Everything is sort of chugging along in comics isn’t it? DC have done another reboot (sort of), Marvel are in the middle of another baggy crossover (Civil War II anyone? No?), and more promisingly, the good stuff is still good. Over the past few months we’ve had cracking issues of Beast Wagon, Black Panther, Southern Bastards, and Island. All in all, it’s business as usual.

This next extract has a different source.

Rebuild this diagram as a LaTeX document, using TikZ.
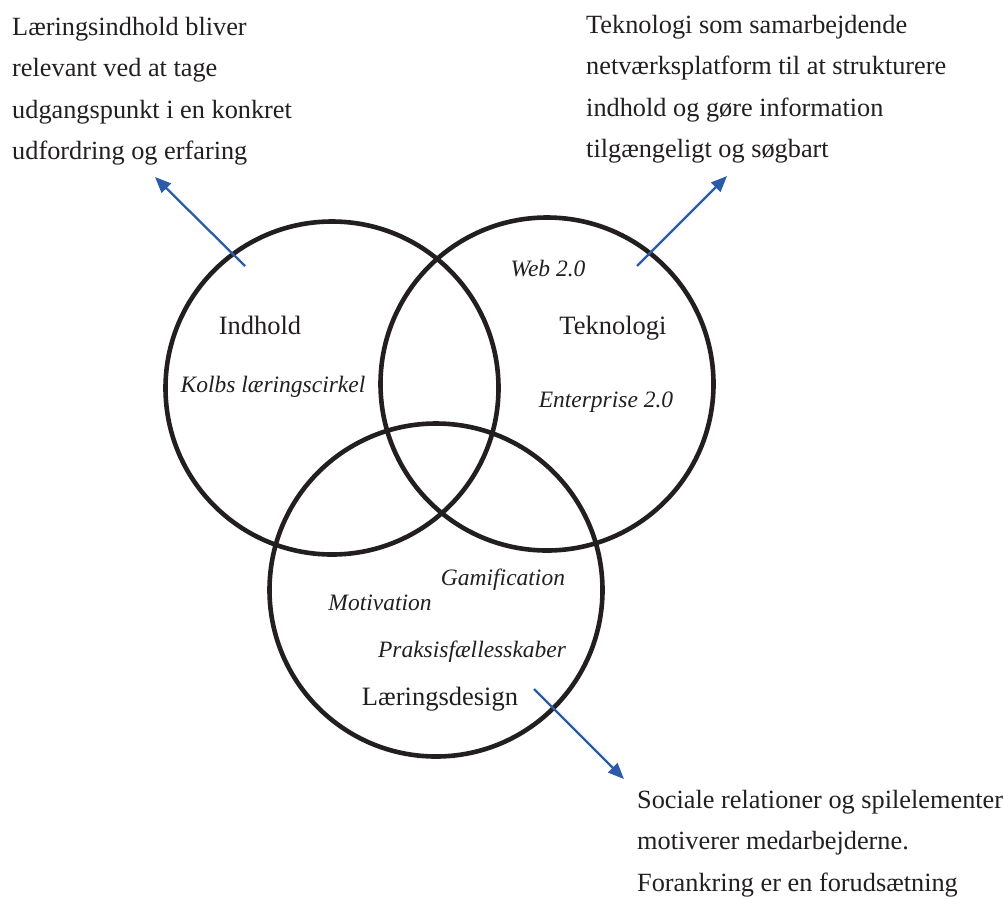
\documentclass[tikz,border=0pt]{standalone}
\usepackage{fontspec}
\setmainfont{Liberation Serif}
\usetikzlibrary{arrows.meta}
\definecolor{ink}{RGB}{35,31,32}
\definecolor{arrowblue}{RGB}{42,92,170}
\begin{document}
\begin{tikzpicture}[x=1pt,y=-1pt,
  venn/.style={circle,draw=ink,line width=4.6pt,minimum size=333pt,inner sep=0pt,outer sep=0pt},
  areatitle/.style={text=ink,font=\fontsize{26.5}{30}\selectfont,inner sep=0pt,anchor=base},
  keyword/.style={text=ink,font=\fontsize{23.5}{28}\selectfont\itshape,inner sep=0pt,anchor=base},
  note/.style={text=ink,font=\fontsize{26.3}{41.5}\selectfont,align=left,inner sep=0pt,anchor=north west},
  pointer/.style={draw=arrowblue,line width=2.3pt,-{Triangle[length=16pt,width=13pt]}}
]
\useasboundingbox[fill=white] (0,0) rectangle (1003,898);

% the three overlapping areas
\node[venn] (indhold)  at (332,388) {};
\node[venn] (teknologi) at (547,384) {};
\node[venn] (design)   at (436,590) {};

% area titles and keywords
\node[areatitle] (tInd) at (260,334) {Indhold};
\node[keyword]   (kKolb) at (273,392) {Kolbs læringscirkel};
\node[keyword]   (kWeb) at (548,276) {Web 2.0};
\node[areatitle] (tTek) at (613,334) {Teknologi};
\node[keyword]   (kEnt) at (606,407) {Enterprise 2.0};
\node[keyword]   (kGam) at (503,585) {Gamification};
\node[keyword]   (kMot) at (380,610) {Motivation};
\node[keyword]   (kPrak) at (472,657) {Praksisfællesskaber};
\node[areatitle] (tDes) at (440,705) {Læringsdesign};

% explanatory notes
\node[note] (nInd) at (12,17) {Læringsindhold bliver\\relevant ved at tage\\udgangspunkt i en konkret\\udfordring og erfaring};
\node[note] (nTek) at (586,15) {Teknologi som samarbejdende\\netværksplatform til at strukturere\\indhold og gøre information\\tilgængeligt og søgbart};
\node[note] (nDes) at (637,790) {Sociale relationer og spilelementer\\motiverer medarbejderne.\\Forankring er en forudsætning};

% pointers from the areas to their notes
\coordinate (p1s) at (245,266); \coordinate (p1e) at (155,177);
\coordinate (p2s) at (637,266); \coordinate (p2e) at (727,176);
\coordinate (p3s) at (534,689); \coordinate (p3e) at (624,779);
\draw[pointer] (p1s) -- (p1e);
\draw[pointer] (p2s) -- (p2e);
\draw[pointer] (p3s) -- (p3e);
\end{tikzpicture}
\end{document}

The same can be said for Robert Kirkman. I cannot say that I’m a fan of The Walking Dead. The comics dried up for me some years ago when it became clear that there was no end point in sight, and Kirkman’s fairly dull dialogue, and penchant for devoting entire issues to a single conversation, meant that the pace quickly flagged. Much more impressive for me was Outcast, now hitting its nineteenth issue this month. The plot – and there’s a bunch of it – concerns a young man, Kyle who exhibits an uncanny ability to drive demons out of possessed people. His town appears to be teeming with them, and the devil (in the form of a bloke called Sidney) may have moved in next door. Think The Exorcist, but replace the red brick streets with rural Atlanta and you’ll be close to the tone.

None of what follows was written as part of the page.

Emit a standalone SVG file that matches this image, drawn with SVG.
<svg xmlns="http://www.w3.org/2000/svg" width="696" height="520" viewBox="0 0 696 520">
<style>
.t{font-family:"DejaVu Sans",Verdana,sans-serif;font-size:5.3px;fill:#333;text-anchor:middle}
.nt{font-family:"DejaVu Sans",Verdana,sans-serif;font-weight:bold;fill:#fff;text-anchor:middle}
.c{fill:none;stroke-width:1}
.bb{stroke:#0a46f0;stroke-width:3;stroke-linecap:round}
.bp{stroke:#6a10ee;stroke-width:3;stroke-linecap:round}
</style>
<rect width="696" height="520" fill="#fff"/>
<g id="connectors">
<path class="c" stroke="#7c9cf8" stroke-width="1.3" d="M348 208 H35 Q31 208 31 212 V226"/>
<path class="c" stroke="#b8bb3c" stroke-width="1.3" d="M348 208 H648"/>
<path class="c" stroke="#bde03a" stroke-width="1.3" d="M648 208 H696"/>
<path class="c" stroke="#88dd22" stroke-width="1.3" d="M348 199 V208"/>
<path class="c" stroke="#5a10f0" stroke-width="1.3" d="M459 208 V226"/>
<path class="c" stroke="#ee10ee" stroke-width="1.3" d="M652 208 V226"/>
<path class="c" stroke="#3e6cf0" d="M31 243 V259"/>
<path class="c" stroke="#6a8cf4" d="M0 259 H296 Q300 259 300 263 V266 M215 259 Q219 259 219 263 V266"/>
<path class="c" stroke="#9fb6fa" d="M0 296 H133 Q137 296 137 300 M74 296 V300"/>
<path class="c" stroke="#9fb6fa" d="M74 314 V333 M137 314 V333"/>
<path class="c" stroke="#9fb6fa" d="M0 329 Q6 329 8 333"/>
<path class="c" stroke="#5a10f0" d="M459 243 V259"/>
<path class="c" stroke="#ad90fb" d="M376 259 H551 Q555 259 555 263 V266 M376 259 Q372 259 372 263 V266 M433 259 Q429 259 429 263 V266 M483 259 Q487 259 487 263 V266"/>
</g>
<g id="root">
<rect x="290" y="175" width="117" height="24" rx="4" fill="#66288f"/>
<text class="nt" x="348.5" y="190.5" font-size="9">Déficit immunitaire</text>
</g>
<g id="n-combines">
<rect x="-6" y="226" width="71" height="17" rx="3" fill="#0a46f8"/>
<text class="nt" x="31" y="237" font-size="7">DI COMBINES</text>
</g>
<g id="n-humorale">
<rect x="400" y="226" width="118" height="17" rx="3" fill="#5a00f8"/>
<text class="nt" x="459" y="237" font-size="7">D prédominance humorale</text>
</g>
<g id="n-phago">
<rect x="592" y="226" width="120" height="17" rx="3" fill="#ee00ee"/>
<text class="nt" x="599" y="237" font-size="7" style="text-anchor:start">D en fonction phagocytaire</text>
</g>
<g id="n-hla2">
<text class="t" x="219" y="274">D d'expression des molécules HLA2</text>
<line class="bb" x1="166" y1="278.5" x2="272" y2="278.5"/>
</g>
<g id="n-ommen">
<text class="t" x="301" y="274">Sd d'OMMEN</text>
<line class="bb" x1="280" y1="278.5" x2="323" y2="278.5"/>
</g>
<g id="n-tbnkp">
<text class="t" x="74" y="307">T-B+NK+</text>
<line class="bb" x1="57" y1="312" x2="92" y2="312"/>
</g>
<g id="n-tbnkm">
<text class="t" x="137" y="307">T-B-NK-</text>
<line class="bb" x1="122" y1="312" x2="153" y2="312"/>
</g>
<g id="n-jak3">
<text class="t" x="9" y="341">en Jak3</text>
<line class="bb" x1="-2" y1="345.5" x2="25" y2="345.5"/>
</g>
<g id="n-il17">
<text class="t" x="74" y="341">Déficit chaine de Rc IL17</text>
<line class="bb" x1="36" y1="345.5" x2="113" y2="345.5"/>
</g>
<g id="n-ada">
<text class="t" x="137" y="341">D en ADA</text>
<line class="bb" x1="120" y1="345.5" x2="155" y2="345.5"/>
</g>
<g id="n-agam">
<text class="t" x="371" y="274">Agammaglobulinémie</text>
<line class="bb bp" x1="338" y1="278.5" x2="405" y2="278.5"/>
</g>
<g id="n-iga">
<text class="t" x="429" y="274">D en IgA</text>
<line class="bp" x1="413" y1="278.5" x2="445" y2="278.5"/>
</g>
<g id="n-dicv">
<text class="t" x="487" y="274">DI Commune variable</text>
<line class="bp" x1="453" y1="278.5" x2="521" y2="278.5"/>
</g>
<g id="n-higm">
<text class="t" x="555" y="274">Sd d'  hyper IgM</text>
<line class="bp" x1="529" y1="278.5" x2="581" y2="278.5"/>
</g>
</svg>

Outcast is a great comic. It’s far more interesting than The Walking Dead (which it cannot help but be – unfairly – compared to), and what it has to say about faith is complex and oftentimes quite subtle. It also helps that the art, by Paul Azaceta is a treat. His houses are barely held together shacks, wind whistling through broken wood slats and glass. His characters are unshaven, and barely sober. The comic feels lived in, and that’s hugely important for a book like this which has an enormous cast of characters, a complex bunch of relationships, as well as a slowly revealing mythology.
It’s the mythology side that gets shoved to the forefront in this month’s issue. Kyle has been kidnapped and tied up by his mysterious neighbour (probably the devil, I mean, it might not be, but it probably is), who monologues for twenty-two pages without really saying a single thing. I read the issue twice over, and I’m still not convinced anything actually happened at all. Sure there are some mysterious hints about something, but every single little nugget of information is so shrouded in bland, generic language that it’s impossible to discern any meaning from any of it.
The issue wouldn’t be quite as boring if, say, it was one of six issues in a trade paperback and that might be the crux of the problem. Kirkman doesn’t really write for a single issue. He’s writing with big long term goals in mind. He’s writing for his audience and that audience is those who pick up volume 23 of The Walking Dead, rather than issue 134. It’s certainly not a bad thing, but what it does result in is the occasional lacklustre single issue.
Outcast is not a bad book by any means – I’m still thoroughly enjoying it (and the TV series that recently started is also excellent), but it reads far, far better in groups of issues rather than one at a time.